What is the ISI's ₹500 espionage network in India?
It is a low-cost spy network run by Pakistan's Inter-Services Intelligence that recruits young Indians, often loitering near railway stations, and pays them ₹500 to ₹1,000 to monitor Indian Army troop and logistics movements. The operatives require no specialised training and use disposable SIM cards to avoid detection.
Why is this network so difficult for Indian agencies to detect?
The operatives use cheap phones with no GPS or recording capabilities and discard SIM cards after each assignment, leaving almost no digital trail. The decentralised, peer-referral recruitment model means no single operative knows the full network, making it resilient against targeted arrests.
How does the ISI's spy network connect to Operation Sindoor?
Operation Sindoor targeted Pakistan's terror infrastructure in retaliation for the Pahalgam attack. According to intelligence officials, the ISI has since intensified its espionage efforts inside India, reportedly seeking to rebuild its intelligence picture and gather information for potential strikes on Indian military and strategic locations.
What are the different tiers of the ISI's espionage network?

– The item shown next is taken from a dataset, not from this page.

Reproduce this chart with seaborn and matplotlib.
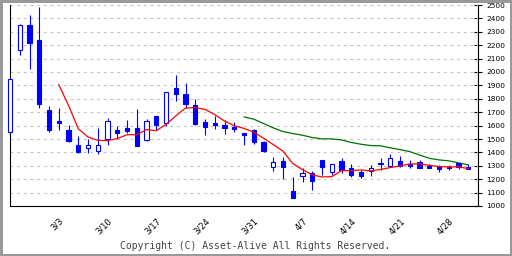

The network operates in at least three layers: a grassroots tier paid ₹500–₹1,000 to monitor railway movements; a mid-tier that installs solar-powered CCTV cameras at sensitive locations for ₹10,000–₹15,000 per installation; and a white-collar tier paid ₹50,000–₹75,000 to gather high-value defence and technology intelligence and run honey-trap operations.
What has India done to counter these ISI spy networks?
Indian agencies have already dismantled several networks, including a CCTV spying operation and a network of social media influencers. However, officials warn that the low-cost grassroots tier — due to its volume and near-zero digital footprint — remains the most difficult layer to fully neutralise.